Heat Transfer Machines :: Power Pro 16" x 20" Heat Transfer Press

the price isn't bad . . . 

has anyone even heard of this one?

Diane
;o]


----------



## COEDS (Oct 4, 2006)

I know the black max is a private labeled machine. I believe it is a hix machine, I know it is good press and is made by either hix or stahls. I would not be afraid to buy one. ..... JB


----------



## Shuffy (Sep 3, 2005)

JB

I called Boo-z . . and it's made by stahls

at that price + 100 transfer designs . . I just might make a purchase next week


Diane
;o}


----------



## COEDS (Oct 4, 2006)

I thank you for the confirmation. I know the press' sold at airwaves and richardson supply are private label Hix. I think there are very few manufactuer of heat press' (Stahls,Hix,Geo Knight, and Insta) I may have missed some, but these are the U.S. companies I know of. ..... JB


----------



## splathead (Dec 4, 2005)

Yes, it's the Hotronix Mighty Press. Now that you know that, I would do some comparison shopping. Also, this press is almost 100 pounds, so don't forget to compare shipping costs too.


----------



## greyhorsewoman (Jul 19, 2007)

My 15x15 Black Max clamshell has served me well for the last five, going on six years. 15x15 weighs about 70 lbs.


----------



## COEDS (Oct 4, 2006)

greyhorsewoman said:


> My 15x15 Black Max clamshell has served me well for the last five, going on six years. 15x15 weighs about 70 lbs.
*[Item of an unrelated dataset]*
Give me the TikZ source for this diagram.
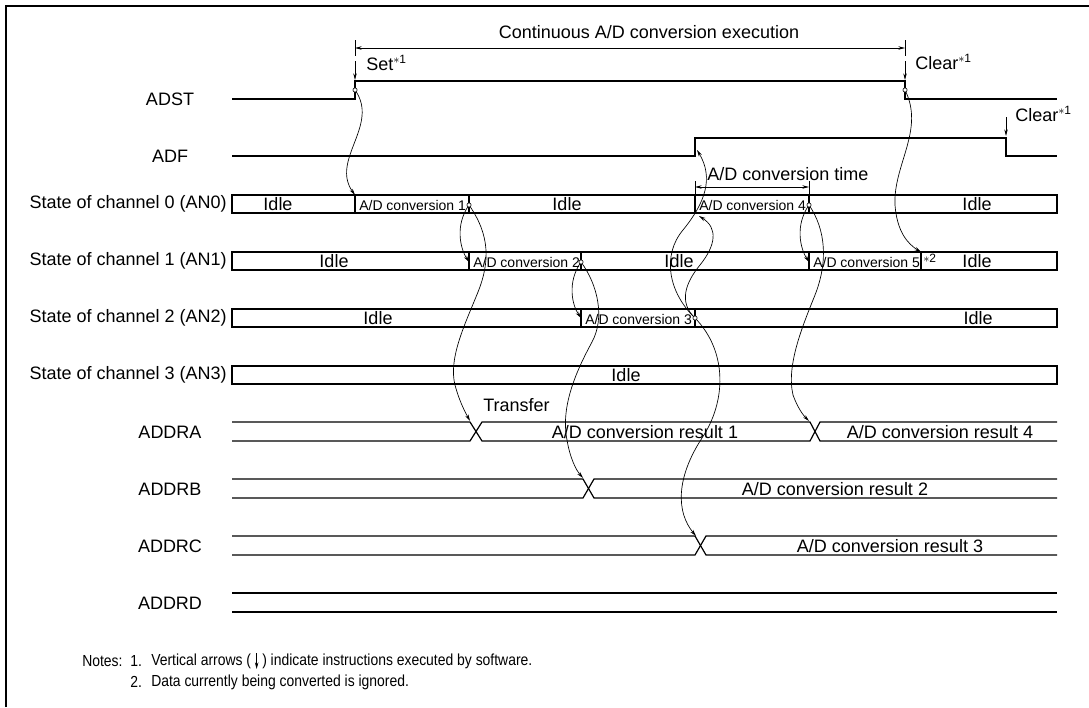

When you buy quality it will last. i bet in that same amount of time you would have went through 5 ebay press'. ...... JB


----------



## chriscass (Dec 26, 2006)

I've used Boo z in the past and they are a good company. Nothing but good experiences with them. I have never heard of black max but if it is made by stahl it probably is a good machine.


----------



## rbeaubrite (Aug 22, 2008)

For the past month or so I have been commenting/dropping hints to my boyfriend that I wanted to start making Tshirts for lord knows whatever reason..and this is exactly what he just bought me..the 16 X 20 Black Max.

Unfortunately he bought it used *But still in great working condition*...so I had to dig up the Owners Manual online. I have had this machine for about three weeks now..and since I'm just starting off with making my own shirts..I really don't have the first clue with what I am supposed to do with it.


----------



## COEDS (Oct 4, 2006)

You need to read and decide what type of media you wish to use for the shirts and then go for it. Please feel free to ask questions and I know people will be willing to help you out.


----------